Was it an angel? Or a real, yet mysterious old man? Are angels real? And if so, what is the point of them? Surveys tell us that 30 per cent of British people believe in angels. In the USA that figure rises to 70 per cent. Why do so many stubbornly believe in angelic beings, when a materialist view of the world laughs scornfully at the idea as a bit of pre-modern superstition? After all, the cynic might say all these stories can be explained - these were just ordinary people who turned up unexpectedly. 

The encounter opened the eyes of the person in the story to another realm, a world unseen yet just as real as the seen. 

The word angelos in Greek simply means messenger – and it can mean either a human or an angelic one. In the Bible, angels don’t usually appear with glowing white clothing and wings sprouting from their shoulder blades. When they come to people with a message, they often appear in the guise of ordinary people. In fact, it’s often hard to tell whether you have been visited by an angel or just another human.  

The point, therefore, is not so much about the angels, but about the message that they bring. They tend to turn up when there is something particularly important to announce, something like the birth of Jesus, when an angel appears to the young Mary to tell her the news that she will give birth to the Son of God, her, and then quite a few of them turn up to sing to the shepherds, an indication that something big was happening.  

In each of the stories above, the encounter opened the eyes of the person in the story to another realm, a world unseen yet just as real as the seen. An inexplicable encounter with what just might have been an angel has the capacity to open our eyes to the fact that the world is bigger than we often assume – that as Hamlet says to his dull, practically minded friend: “There are more things in heaven and earth, Horatio, than are dreamt of in your philosophy.” 

The Nicene Creed, the classic summary of Christian faith, speaks of God as the ‘Creator of all things seen and unseen’. We are all used to what we can see, yet some of us only have space in our world for things that can be seen, touched or measured. Yet there are surely those unseen realities – things we cannot see or measure, like love, compassion, holiness, miracles, God and - yes – angels.  
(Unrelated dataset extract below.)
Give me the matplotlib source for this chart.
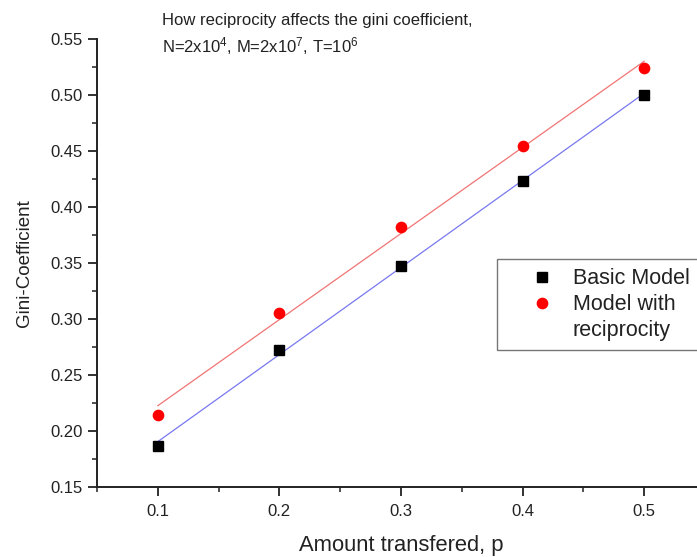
import numpy as np
import matplotlib
matplotlib.use("Agg")
import matplotlib.pyplot as plt
from matplotlib.ticker import MultipleLocator
from matplotlib.lines import Line2D

plt.rcParams['font.family'] = ['Liberation Sans', 'DejaVu Sans']
plt.rcParams['mathtext.fontset'] = 'custom'
plt.rcParams['mathtext.rm'] = 'Liberation Sans'
plt.rcParams['mathtext.it'] = 'Liberation Sans'

# Amount transferred per exchange
p_values = [0.1, 0.2, 0.3, 0.4, 0.5]
# Gini coefficient of the final wealth distribution
gini_basic = [0.1866, 0.2727, 0.3473, 0.4235, 0.5000]
gini_reciprocity = [0.2146, 0.3058, 0.3820, 0.4549, 0.5245]

series_labels = ["Basic Model", "Model with", "reciprocity"]
title_lines = ["How reciprocity affects the gini coefficient,",
               r"N=2x10$^4$, M=2x10$^7$, T=10$^6$"]

TXT = '#222222'
W, H = 697, 557
fig = plt.figure(figsize=(W / 100, H / 100), dpi=100)
# axes run slightly past the right edge of the canvas
ax = fig.add_axes([97 / W, 1 - 487 / H, (705 - 97) / W, (487 - 39) / H])

x = np.array(p_values)
for y, lcolor in [(gini_basic, '#7878f0'), (gini_reciprocity, '#f07474')]:
    slope, intercept = np.polyfit(x, y, 1)
    xs = np.array([x.min(), x.max()])
    ax.plot(xs, slope * xs + intercept, color=lcolor, lw=0.9, zorder=2)

h1, = ax.plot(p_values, gini_basic, 's', color='black', ms=6.6, ls='none', zorder=3)
h2, = ax.plot(p_values, gini_reciprocity, 'o', color='red', ms=7.4, ls='none', zorder=3)
h3 = Line2D([], [], ls='none', marker='none')

ax.set_xlim(0.05, 0.55)
ax.set_ylim(0.15, 0.55)
ax.xaxis.set_major_locator(MultipleLocator(0.1))
ax.xaxis.set_minor_locator(MultipleLocator(0.05))
ax.yaxis.set_major_locator(MultipleLocator(0.05))
ax.yaxis.set_minor_locator(MultipleLocator(0.025))
ax.set_xticks([0.1, 0.2, 0.3, 0.4, 0.5])
ax.set_xticklabels(["0.1", "0.2", "0.3", "0.4", "0.5"])
ax.yaxis.set_major_formatter(plt.FuncFormatter(lambda v, _: f"{v:.2f}"))

for side in ['top', 'right']:
    ax.spines[side].set_visible(False)
for side in ['left', 'bottom']:
    ax.spines[side].set_linewidth(1.4)
    ax.spines[side].set_color(TXT)

ax.tick_params(which='major', direction='out', length=6.5, width=1.3,
               labelsize=12, colors=TXT, pad=4)
ax.tick_params(which='minor', direction='out', length=3.5, width=1.1,
               colors=TXT)
ax.tick_params(axis='x', pad=6)

ax.set_xlabel("Amount transfered, p", fontsize=15.8, color=TXT, labelpad=11)
ax.set_ylabel("Gini-Coefficient", fontsize=13.5, color=TXT, labelpad=12)

leg = fig.legend([h1, h2, h3], series_labels, loc='upper left',
                 bbox_to_anchor=(497 / W, 1 - 259 / H), fontsize=15.5,
                 frameon=True, fancybox=False, borderpad=0.42,
                 handletextpad=-0.2, handlelength=3.3, borderaxespad=0,
                 labelspacing=0.24)
leg.get_frame().set_edgecolor('#555555')
leg.get_frame().set_linewidth(1.0)
for t in leg.get_texts():
    t.set_color(TXT)

fig.text(162 / W, 1 - 20 / H, title_lines[0], fontsize=12, color=TXT,
         va='center', ha='left')
fig.text(162 / W, 1 - 46 / H, title_lines[1], fontsize=12, color=TXT,
         va='center', ha='left')

fig.savefig("out.png", dpi=100)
A random sermon on angels elicits hushed stories that people feel almost embarrassed to speak. Such mysterious experiences are far more common than we realise, as Dan Kim points out elsewhere on this site. Yet these experiences are not an end in themselves but are perhaps a way of God getting our attention when we refuse to listen to more ordinary approaches. These experiences open our eyes to a dimension of reality that is as real, if not as visible as the one we deal with every day – and become a gateway to a journey of discovery of an unseen world alongside the seen, that sheds a strange but welcoming new light onto a disenchanted world.